Un tel travail ne peut être mené qu’en équipe et demande des compétences diverses et spécifiques : philologiques, linguistiques, codicologiques, paléographiques et littéraires. Les quatre promoteurs de ce projet ont déjà produit des éditions critiques importantes. G. Palumbo, P. Moreno et N. Henrard ont également consacré plusieurs travaux à l’épopée, tandis que M. Barbato s’est davantage intéressé à des questions de linguistique historique (cf. n°23-24 du dossier). À la réunion de leurs compétences s’ajoutent celles des chercheurs étrangers – philologues spécialistes de l’épopée, linguistes, codicologues et paléographes – impliqués dans le projet, réalisé en étroite collaboration avec diverses universités italiennes (cf. n°26 du dossier).
D) Durée et structuration du travail
La réalisation du présent projet demandera au moins quatre ans.
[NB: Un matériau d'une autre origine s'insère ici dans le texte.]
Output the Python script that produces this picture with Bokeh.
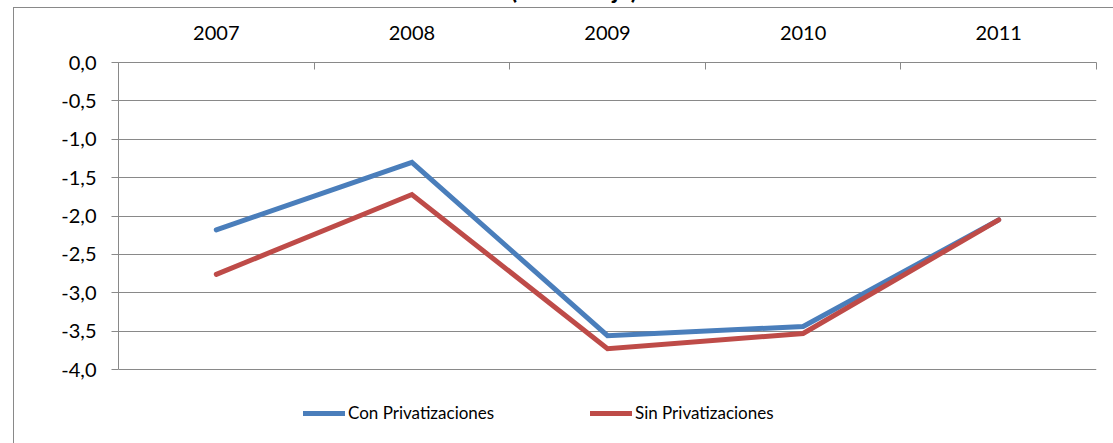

La première année sera consacrée à l’acquisition des reproductions photographiques et au début du travail de transcription des textes. Des premières missions de courte durée au sein des différentes bibliothèques seront effectuées. Dès la deuxième année, il sera possible de commencer le travail de confrontation des manuscrits ainsi que l’élaboration des éditions digitales, avec l’aide du collaborateur scientifique. Des séjours de recherche seront destinés à l’étude approfondie des manuscrits et à la vérification de la transcription des textes. Dès la troisième année débutera le volet critique de l’édition. Des rencontres régulières entre les spécialistes, membres de l’équipe internationale, sont aussi prévues. Comme il s’agit d’un projet de recherche au sens premier du terme, on ne peut pas exclure a priori que l’achèvement des étapes intermédiaires puisse subir des oscillations.
E) Intérêt du projet
Un tel sujet de recherche s’annonce porteur non seulement pour les études épiques, mais, plus généralement, pour toutes les études sur la littérature médiévale. Une recherche sur une tradition manuscrite ample et variée telle que celle de la Chanson d’Aspremont permettra de mieux connaître la variabilité du texte médiéval et les pratiques des différents ateliers, scribes et remanieurs qui l’ont, tour à tour, reproduit ; de réfléchir à nouveau sur les méthodologies d’édition les plus aptes à faire connaître ces textes qui ont été continuellement réélaborés ; d’améliorer notre connaissance des différentes scripta anciennes (la Chanson d’Aspremont est conservée par des copies « franciennes », anglo-normandes, franco-italiennes etc.). S’agissant des éditions digitales, elles fourniront un corpus documentaire de première main qui ne manquera pas de rendre service à tout chercheur s’intéressant aux différents aspects des manuscrits médiévaux, qu’il soit paléographe, historien de l’art, codicologue ou scriptologue. Une telle base de données s’insère d’ailleurs naturellement dans les tendances des recherches scientifiques actuelles. On ajoutera aussi que certains aspects évoqués supra pourraient fournir matière abondante à l’élaboration de thèses de doctorat. Mlle A. Constantinidis, assistante à temps plein rattachée au Département de Romanes des FUNDP, consacre déjà sa thèse doctorale à l’édition et l’étude des versions franco-italiennes de la Chanson d’Aspremont (durée prévue : 2008-2014). On peut espérer susciter d’autres « vocations » à la fois dans les domaines de la littérature, de la philologie et de la linguistique historique.